Born in Bishop’s Stortford on the borders of Essex and Hertfordshire in 1914, Douglas Hayter was educated in the town and on leaving school entered the retail trade. He found life rather dull and before long joined a touring air circus and spent his time servicing aeroplane engines, a job that left him with a lifelong interest in engineering.
In 1937, after serving an apprenticeship in the building trade, the young Douglas Hayter arrived in Spellbrook and built a five roomed bungalow for himself and his wife. In 1938 he started his own building business. He erected workshops and sawmills, manufactured his own plant, and invented a top secret device for the War Office.
World War II changed things and on learning that he was in a reserved occupation, Douglas Hayter decided to concentrate on buildings and repairing farm tractors and machinery.
When the war ended, he added the manufacture of cattle yard equipment to the company’s activities. On discovering that some of his employees had no homes, he decided to build luxury caravans for them from old RAF mobile containers previously used on the Queen Mary.
In 1946, he decided to add some extra factory space at Spellbrook. He borrowed a cutter bar mower from a friend to clear a space for the new building but made slow progress with this work. Soon after, on a visit to the London Science Museum, Douglas Hayter saw a horse-drawn rotary mower that had been invented a hundred years or so earlier. On his return to Spellbrook he added a second hand two-stroke engine to the collection of bits and pieces that he had under his workshop bench. By the next day, the first Hayter rotary lawnmower, complete with a dustbin lid over the rotor, was ready for use.
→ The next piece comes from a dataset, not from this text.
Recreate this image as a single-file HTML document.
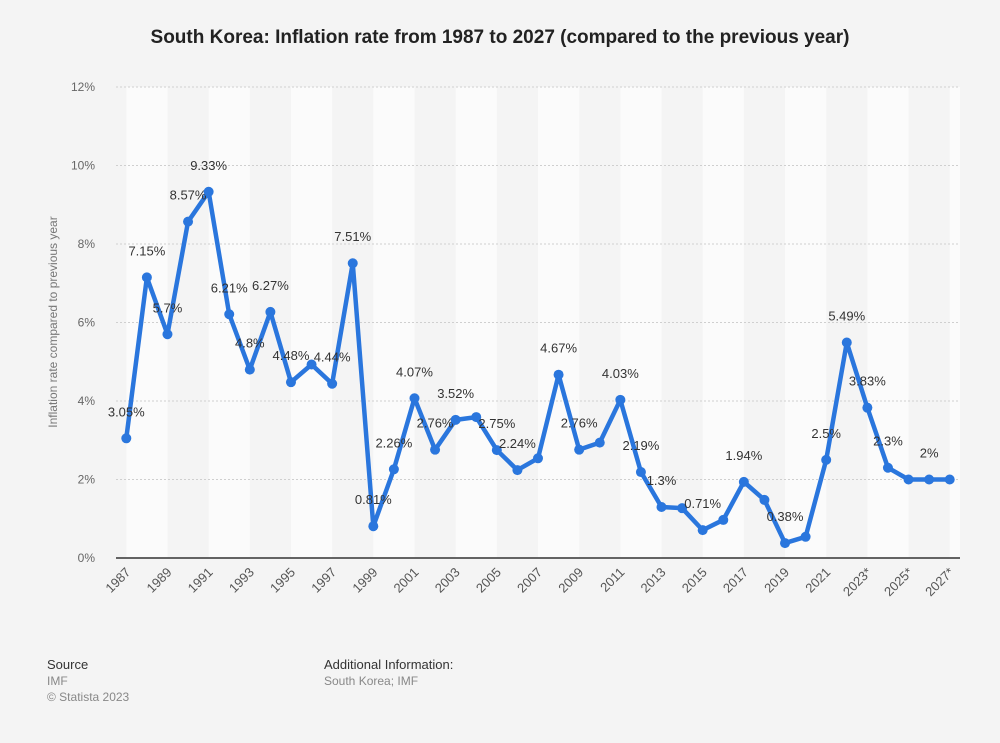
<!DOCTYPE html>
<html><head><meta charset="utf-8"><style>
body{margin:0;background:#f4f4f4;font-family:"Liberation Sans",Arial,sans-serif;}
#wrap{position:relative;width:1000px;height:743px;}
.t{position:absolute;left:0;width:1000px;top:27px;text-align:center;font-weight:bold;font-size:19px;color:#222;}
.f{position:absolute;font-size:12px;color:#888;line-height:16px}
.f b{color:#333;font-weight:normal;font-size:13px}
</style></head><body>
<div id="wrap">
<div class="t">South Korea: Inflation rate from 1987 to 2027 (compared to the previous year)</div>
<svg id="chart" width="1000" height="743" style="position:absolute;left:0;top:0"></svg>
<div class="f" style="left:47px;top:657px"><b>Source</b><br>IMF<br>© Statista 2023</div>
<div class="f" style="left:324px;top:657px"><b>Additional Information:</b><br>South Korea; IMF</div>
</div>
<script>
const years=["1987","1988","1989","1990","1991","1992","1993","1994","1995","1996","1997","1998","1999","2000","2001","2002","2003","2004","2005","2006","2007","2008","2009","2010","2011","2012","2013","2014","2015","2016","2017","2018","2019","2020","2021","2022","2023*","2024*","2025*","2026*","2027*"];
const values=[3.05,7.15,5.7,8.57,9.33,6.21,4.8,6.27,4.48,4.93,4.44,7.51,0.81,2.26,4.07,2.76,3.52,3.59,2.75,2.24,2.54,4.67,2.76,2.94,4.03,2.19,1.3,1.27,0.71,0.97,1.94,1.48,0.38,0.54,2.5,5.49,3.83,2.3,2,2,2];
const labels=["3.05%","7.15%","5.7%","8.57%","9.33%","6.21%","4.8%","6.27%","4.48%","","4.44%","7.51%","0.81%","2.26%","4.07%","2.76%","3.52%","","2.75%","2.24%","","4.67%","2.76%","","4.03%","2.19%","1.3%","","0.71%","","1.94%","","0.38%","","2.5%","5.49%","3.83%","2.3%","","2%",""];
const yTicks=[0,2,4,6,8,10,12];
const svg=document.getElementById('chart');const NS='http://www.w3.org/2000/svg';
const L=116,R=960,T=87,B=558,step=(R-L)/years.length;
const x=i=>L+step*(i+0.5), y=v=>B-(v/12)*(B-T);
function mk(t,a,p){const e=document.createElementNS(NS,t);for(const k in a)e.setAttribute(k,a[k]);(p||svg).appendChild(e);return e;}
years.forEach((yr,i)=>{if(i%4===0){const b=mk('rect',{x:x(i),y:T,width:Math.min(step*2,R-x(i)),height:B-T,fill:'#fbfbfb'});

}});
yTicks.forEach(v=>{if(v===0)return;const g=mk('line',{x1:L,x2:R,y1:y(v),y2:y(v),stroke:'#cfcfcf','stroke-dasharray':'2,2'});

});
yTicks.forEach(v=>{const t=mk('text',{x:95,y:y(v)+4,'text-anchor':'end','font-size':12,fill:'#666'});t.textContent=v+'%';

});
const ax=mk('line',{x1:L,x2:R,y1:B,y2:B,stroke:'#333','stroke-width':1.5});


const yt=mk('text',{transform:'translate(57,322) rotate(-90)','text-anchor':'middle','font-size':12,fill:'#777'});yt.textContent='Inflation rate compared to previous year';


years.forEach((yr,i)=>{if(i%2===0){const t=mk('text',{transform:`translate(${x(i)+5},${B+15}) rotate(-45)`,'text-anchor':'end','font-size':13,fill:'#555'});t.textContent=yr;

}});
const pl=mk('polyline',{points:values.map((v,i)=>x(i)+','+y(v)).join(' '),fill:'none',stroke:'#2a76dd','stroke-width':4.5,'stroke-linejoin':'round'});


values.forEach((v,i)=>{const c=mk('circle',{cx:x(i),cy:y(v),r:5,fill:'#2a76dd'});


if(labels[i]){const t=mk('text',{x:x(i),y:y(v)-22,'text-anchor':'middle','font-size':13,fill:'#333'});t.textContent=labels[i];

}});
</script>
</body></html>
The new lawnmower worked quite well and before long, an admiring neighbour asked Mr Hayter to make one for him. From this small beginning, demand for the Spellbrook built mower grew, and soon after the Hayter Motor Scythe went into full production in 1947. It was a hand-propelled motor mower with a 24” cut made with whatever engine was available at the time.
Ipswich Town Council was one of the first customers to buy a Motor Scythe. Further work was done on product developments and a safety stone guard was fitted to the mower deck. When supplies became more readily available towards the end of the 1940s, a four-stroke Villiers horizontal crankshaft engine was used for the already popular Motor Scythe.
1946 saw Hayter incorporated as a limited company.